Increasing budgets for mature business intelligence (BI)
technologies (extraction, transformation and loading (ETL),
online analytical processing (OLAP)) may not herald an economic turn around, but
they are an indication that
practitioners see the need to integrate and analyze data as being strong,
perhaps stronger even than the
need to cut costs.
The Data Warehouse
Institute (TDWI) Giga Research Quarterly Technology Survey,
conducted at the TDWI Boston Conference on August 25, 2003, has surfaced
indications of increased optimism
in the business intelligence market. The data warehousing practitioners that
answered the survey anticipated
spending more for mature BI technologies ETL (62 percent) and OLAP (60 percent),
as well as servers in support of
data warehousing (62 percent). More modest increases for the less mature BI
technologies data mining (34 percent)
and data profiling (38 percent) point to a continued sense of caution with
these useful, yet less proven emerging technologies.
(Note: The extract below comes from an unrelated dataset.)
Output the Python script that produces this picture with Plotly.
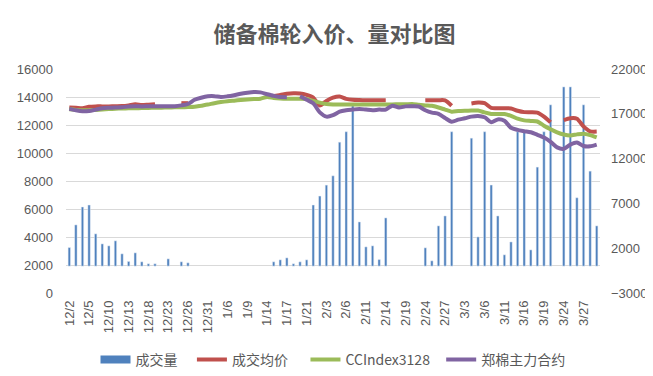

There are other indicators hidden within these survey results,
as the largest segment of respondents remain undecided,
ranging from a low of 31percent for servers up to 63 percent for data mining.
However, there is more optimism
in the numbers for increases greater than 5 percent, which are as high as 39
percent for ETL, 40 percent for
OLAP and 44 percent for servers. In contrast, the expected budget decreases are
an order of magnitude lower for
all of these BI technologies, ranging from a low of 2.5 percent for OLAP to a
high of only 6.2 percent for
servers (see table below).
These results should not be seen as a sign of complete economic
turnaround in light of the fact that there is no mention
of new jobs being created. Rather, these results should be viewed merely as a
subtle shift in the perspective
of BI practitioners.
Recommendations
User organizations, and in particular IT, should increase
budgets for mature BI technologies, specifically data integration
and servers in support of BI initiatives. Approach emerging data mining
technologies cautiously, placing
an emphasis on predictive analysis solutions (fraud detection, customer churn)
that are targeted at business and
casual users rather than tools that are targeted at the statisticians. Look to
data quality as a major technology
investment in the next 24 to 36 months, since bad data is more difficult to
integrate, wastes server resources
and yields invalid historical and predictive analytic results.